- Dr. Croly: In the year 1903, there was a big house on a wild island, where two ladies lived, alone and together. I was a doctor on the island and often visited the house. I still do, but I have no medicine for their secret wounds.
- Agnes MacDonnell: Who are you anyway?
- James Lynchehaun: Well, I know who I am. But I don't know who you are.
- Agnes MacDonnell: I am the owner of this estate. You need my permission to shoot on these lands.
- James Lynchehaun: And I'm the owner of meself.
- Agnes MacDonnell: I'm frightfully disreputable. Divorced, you know. Even the bogey man won't touch me.
- James Lynchehaun: Any business I have with the yellow woman, I have with you. I know that, even if she doesn't. She's treating you like some kind of bog man.
- Sweeney: Who is a bog man?
- James Lynchehaun: Well, isn't that how she treats us all? Like bog men?
- Agnes MacDonnell: [in the stables] My husband has his own interests in love. You could say I'm in love with horses, he's in love with centaurs.
- James Lynchehaun: Centaurs? Half horse and half man.
- Agnes MacDonnell: It's the man part which makes the centaur interesting.
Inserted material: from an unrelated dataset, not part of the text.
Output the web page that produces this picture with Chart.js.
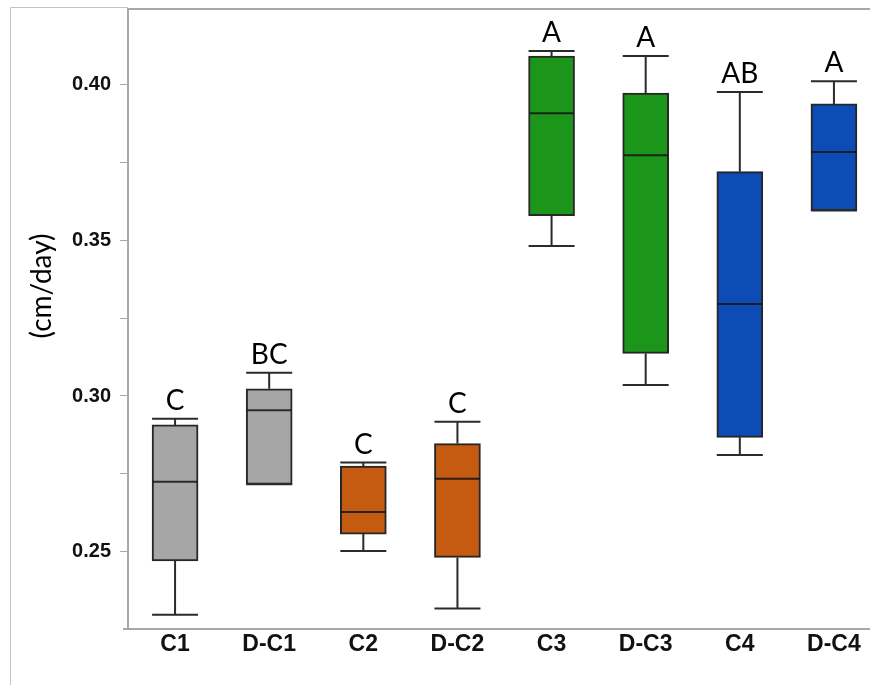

If you understand what I mean.
- voice over: [text of a newspaper article] The Supreme Court of the United States accepts Mr Lynchehaun was lawfully sentenced to life imprisonment in Ireland. He escaped and unlawfully entered the United States. The court accepts that Mr Lynchehaun was a member of the revolutionary organisation The Irish Republican Brotherhood and that he led some two hundred persons attacking Mrs MacDonnell's proberty. By any standard this was a political act. The motion to have him extradicted back to British jurisdiction is therefore refused.